Somehow they all loved this cracker with the blonde hair, and I just don’t know what I did!
DJ Spinna recalled that his own introduction to Caldwell came from famed New York DJ Frankie Crocker, who broke many new soul cuts on WBLS, including “What You Won’t Do For Love.” “People were bugging when they discovered he was white as well,” said Spinna in an interview with the Soulisms Official Blog. “The funny thing is, the album with that track ‘What You Won’t Do For Love’ probably didn’t have his face on the cover for that same reason, but that’s a big tune. Still gets into my soul when I hear it.” (According to legend, Crocker himself wasn’t aware of Caldwell’s race, and once he found out, he announced it over the radio as a pseudo news bulletin.)
After TK went bankrupt in 1981, Caldwell continued to release music and also moved into writing pop hits for others, such as Chicago and Boz Scaggs. The song that broke him has been sampled, covered and remade dozens of times, while other cuts in Caldwell’s discography have also proved fruitful for beatmakers. In Japan, Caldwell has enjoyed enduring success and has earned the nickname “Mr. AOR.” But at home, his audience remains mostly black.

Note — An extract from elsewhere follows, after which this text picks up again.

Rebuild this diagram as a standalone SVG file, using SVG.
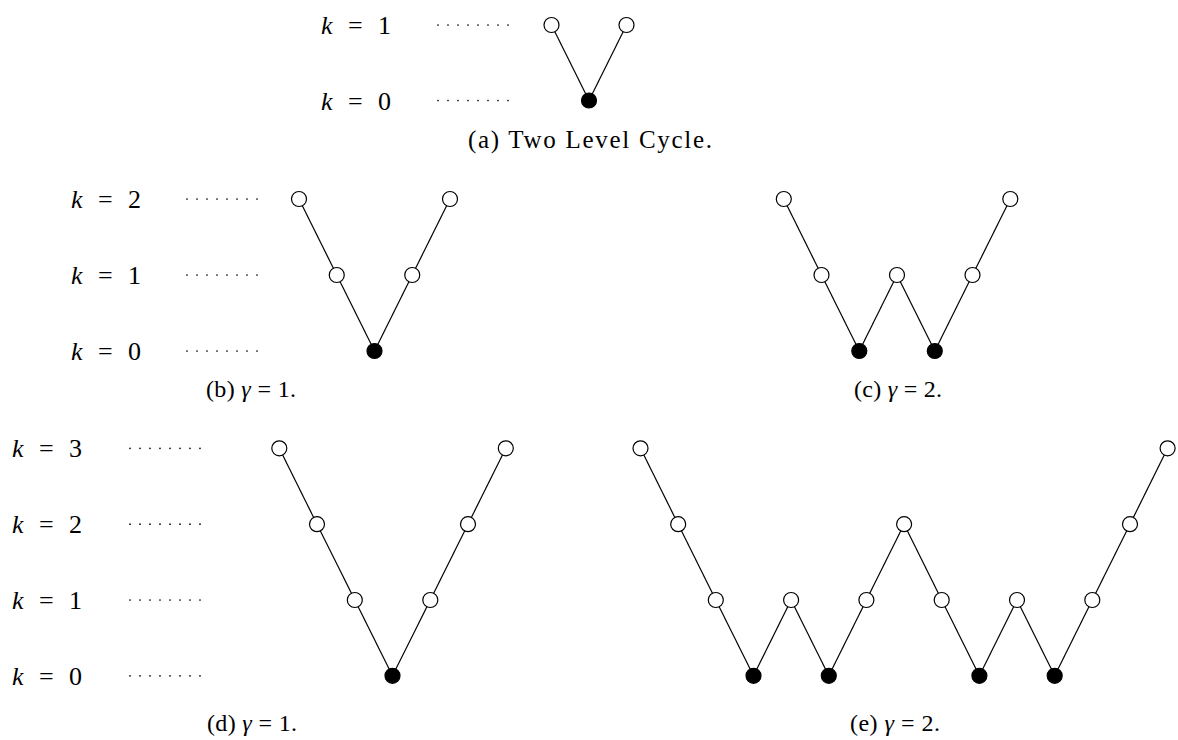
<svg xmlns="http://www.w3.org/2000/svg" width="1178" height="740" viewBox="0 0 1178 740">
<style>
text{font-family:"Liberation Serif","Times New Roman",serif;fill:#000}
.lbl{font-size:26px}
.cap{font-size:24px}
.it{font-style:italic}
.open{fill:#fff;stroke:#000;stroke-width:1.2}
.full{fill:#000;stroke:#000;stroke-width:1.2}
.edge{stroke:#000;stroke-width:1.2;fill:none}
.dots{stroke:#000;stroke-width:1.7;stroke-linecap:round;stroke-dasharray:0 10;fill:none}
</style>
<rect width="1178" height="740" fill="#fff"/>

<g id="levels">
<text class="lbl" x="321" y="34" textLength="70" lengthAdjust="spacing"><tspan class="it">k</tspan> = 1</text>
<text class="lbl" x="321" y="109.5" textLength="70" lengthAdjust="spacing"><tspan class="it">k</tspan> = 0</text>
<line class="dots" x1="438" y1="25" x2="508.5" y2="25"/>
<line class="dots" x1="438" y1="100.5" x2="508.5" y2="100.5"/>

<text class="lbl" x="71" y="208" textLength="70" lengthAdjust="spacing"><tspan class="it">k</tspan> = 2</text>
<text class="lbl" x="71" y="284" textLength="70" lengthAdjust="spacing"><tspan class="it">k</tspan> = 1</text>
<text class="lbl" x="71" y="360" textLength="70" lengthAdjust="spacing"><tspan class="it">k</tspan> = 0</text>
<line class="dots" x1="187" y1="199" x2="257.5" y2="199"/>
<line class="dots" x1="187" y1="275" x2="257.5" y2="275"/>
<line class="dots" x1="187" y1="351" x2="257.5" y2="351"/>

<text class="lbl" x="12" y="457.3" textLength="70" lengthAdjust="spacing"><tspan class="it">k</tspan> = 3</text>
<text class="lbl" x="12" y="533.2" textLength="70" lengthAdjust="spacing"><tspan class="it">k</tspan> = 2</text>
<text class="lbl" x="12" y="609" textLength="70" lengthAdjust="spacing"><tspan class="it">k</tspan> = 1</text>
<text class="lbl" x="12" y="684.8" textLength="70" lengthAdjust="spacing"><tspan class="it">k</tspan> = 0</text>
<line class="dots" x1="130" y1="448.3" x2="200.5" y2="448.3"/>
<line class="dots" x1="130" y1="524.2" x2="200.5" y2="524.2"/>
<line class="dots" x1="130" y1="600" x2="200.5" y2="600"/>
<line class="dots" x1="130" y1="675.8" x2="200.5" y2="675.8"/>
</g>

<g id="captions">
<text class="cap" x="468" y="148" textLength="244" lengthAdjust="spacing" style="font-size:25px">(a) Two Level Cycle.</text>
<text class="cap" x="206" y="397" textLength="90" lengthAdjust="spacing">(b) <tspan class="it">γ</tspan> = 1.</text>
<text class="cap" x="854" y="397" textLength="88" lengthAdjust="spacing">(c) <tspan class="it">γ</tspan> = 2.</text>
<text class="cap" x="207" y="731" textLength="90" lengthAdjust="spacing">(d) <tspan class="it">γ</tspan> = 1.</text>
<text class="cap" x="850" y="731" textLength="90" lengthAdjust="spacing">(e) <tspan class="it">γ</tspan> = 2.</text>
</g>

<g id="connectors">
<line class="edge" x1="551.5" y1="25" x2="589" y2="100.5"/>
<line class="edge" x1="589" y1="100.5" x2="626.5" y2="25"/>
<line class="edge" x1="299" y1="199" x2="336.75" y2="275"/>
<line class="edge" x1="336.75" y1="275" x2="374.5" y2="351"/>
<line class="edge" x1="374.5" y1="351" x2="412.25" y2="275"/>
<line class="edge" x1="412.25" y1="275" x2="450" y2="199"/>
<line class="edge" x1="783.8" y1="199" x2="821.5" y2="275"/>
<line class="edge" x1="821.5" y1="275" x2="859.3" y2="351"/>
<line class="edge" x1="859.3" y1="351" x2="897" y2="275"/>
<line class="edge" x1="897" y1="275" x2="934.8" y2="351"/>
<line class="edge" x1="934.8" y1="351" x2="972.5" y2="275"/>
<line class="edge" x1="972.5" y1="275" x2="1010.3" y2="199"/>
<line class="edge" x1="279.3" y1="448.3" x2="317" y2="524.2"/>
<line class="edge" x1="317" y1="524.2" x2="354.8" y2="600"/>
<line class="edge" x1="354.8" y1="600" x2="392.5" y2="675.8"/>
<line class="edge" x1="392.5" y1="675.8" x2="430.3" y2="600"/>
<line class="edge" x1="430.3" y1="600" x2="468" y2="524.2"/>
<line class="edge" x1="468" y1="524.2" x2="505.8" y2="448.3"/>
<line class="edge" x1="640.5" y1="448.3" x2="678.2" y2="524.2"/>
<line class="edge" x1="678.2" y1="524.2" x2="715.8" y2="600"/>
<line class="edge" x1="715.8" y1="600" x2="753.5" y2="675.8"/>
<line class="edge" x1="753.5" y1="675.8" x2="791.1" y2="600"/>
<line class="edge" x1="791.1" y1="600" x2="828.8" y2="675.8"/>
<line class="edge" x1="828.8" y1="675.8" x2="866.4" y2="600"/>
<line class="edge" x1="866.4" y1="600" x2="904.1" y2="524.2"/>
<line class="edge" x1="904.1" y1="524.2" x2="941.7" y2="600"/>
<line class="edge" x1="941.7" y1="600" x2="979.4" y2="675.8"/>
<line class="edge" x1="979.4" y1="675.8" x2="1017" y2="600"/>
<line class="edge" x1="1017" y1="600" x2="1054.7" y2="675.8"/>
<line class="edge" x1="1054.7" y1="675.8" x2="1092.3" y2="600"/>
<line class="edge" x1="1092.3" y1="600" x2="1130" y2="524.2"/>
<line class="edge" x1="1130" y1="524.2" x2="1167.6" y2="448.3"/>
</g>

<g id="nodes-a">
<g id="a1"><circle class="open" cx="551.5" cy="25" r="7.5"/></g>
<g id="a2"><circle class="full" cx="589" cy="100.5" r="7.5"/></g>
<g id="a3"><circle class="open" cx="626.5" cy="25" r="7.5"/></g>
</g>
<g id="nodes-b">
<g id="b1"><circle class="open" cx="299" cy="199" r="7.5"/></g>
<g id="b2"><circle class="open" cx="336.75" cy="275" r="7.5"/></g>
<g id="b3"><circle class="full" cx="374.5" cy="351" r="7.5"/></g>
<g id="b4"><circle class="open" cx="412.25" cy="275" r="7.5"/></g>
<g id="b5"><circle class="open" cx="450" cy="199" r="7.5"/></g>
</g>
<g id="nodes-c">
<g id="c1"><circle class="open" cx="783.8" cy="199" r="7.5"/></g>
<g id="c2"><circle class="open" cx="821.5" cy="275" r="7.5"/></g>
<g id="c3"><circle class="full" cx="859.3" cy="351" r="7.5"/></g>
<g id="c4"><circle class="open" cx="897" cy="275" r="7.5"/></g>
<g id="c5"><circle class="full" cx="934.8" cy="351" r="7.5"/></g>
<g id="c6"><circle class="open" cx="972.5" cy="275" r="7.5"/></g>
<g id="c7"><circle class="open" cx="1010.3" cy="199" r="7.5"/></g>
</g>
<g id="nodes-d">
<g id="d1"><circle class="open" cx="279.3" cy="448.3" r="7.5"/></g>
<g id="d2"><circle class="open" cx="317" cy="524.2" r="7.5"/></g>
<g id="d3"><circle class="open" cx="354.8" cy="600" r="7.5"/></g>
<g id="d4"><circle class="full" cx="392.5" cy="675.8" r="7.5"/></g>
<g id="d5"><circle class="open" cx="430.3" cy="600" r="7.5"/></g>
<g id="d6"><circle class="open" cx="468" cy="524.2" r="7.5"/></g>
<g id="d7"><circle class="open" cx="505.8" cy="448.3" r="7.5"/></g>
</g>
<g id="nodes-e">
<g id="e1"><circle class="open" cx="640.5" cy="448.3" r="7.5"/></g>
<g id="e2"><circle class="open" cx="678.2" cy="524.2" r="7.5"/></g>
<g id="e3"><circle class="open" cx="715.8" cy="600" r="7.5"/></g>
<g id="e4"><circle class="full" cx="753.5" cy="675.8" r="7.5"/></g>
<g id="e5"><circle class="open" cx="791.1" cy="600" r="7.5"/></g>
<g id="e6"><circle class="full" cx="828.8" cy="675.8" r="7.5"/></g>
<g id="e7"><circle class="open" cx="866.4" cy="600" r="7.5"/></g>
<g id="e8"><circle class="open" cx="904.1" cy="524.2" r="7.5"/></g>
<g id="e9"><circle class="open" cx="941.7" cy="600" r="7.5"/></g>
<g id="e10"><circle class="full" cx="979.4" cy="675.8" r="7.5"/></g>
<g id="e11"><circle class="open" cx="1017" cy="600" r="7.5"/></g>
<g id="e12"><circle class="full" cx="1054.7" cy="675.8" r="7.5"/></g>
<g id="e13"><circle class="open" cx="1092.3" cy="600" r="7.5"/></g>
<g id="e14"><circle class="open" cx="1130" cy="524.2" r="7.5"/></g>
<g id="e15"><circle class="open" cx="1167.6" cy="448.3" r="7.5"/></g>
</g>
</svg>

These days, Caldwell is both confused about his enduring appeal and grateful. “Well y’know, I don’t know how I escaped this, it certainly wasn’t intentionally that I was able to have the success, to be embraced by black radio. But somehow, they all loved this cracker with the blonde hair, and I just don’t know what I did!” Caldwell adds that TK’s scheme turned out to be a blessing, because it not only broadened his audience, but gave him an incredibly loyal fan base. “All I know is, I look out in the audience today, and I have a demographic that’s mind-boggling.”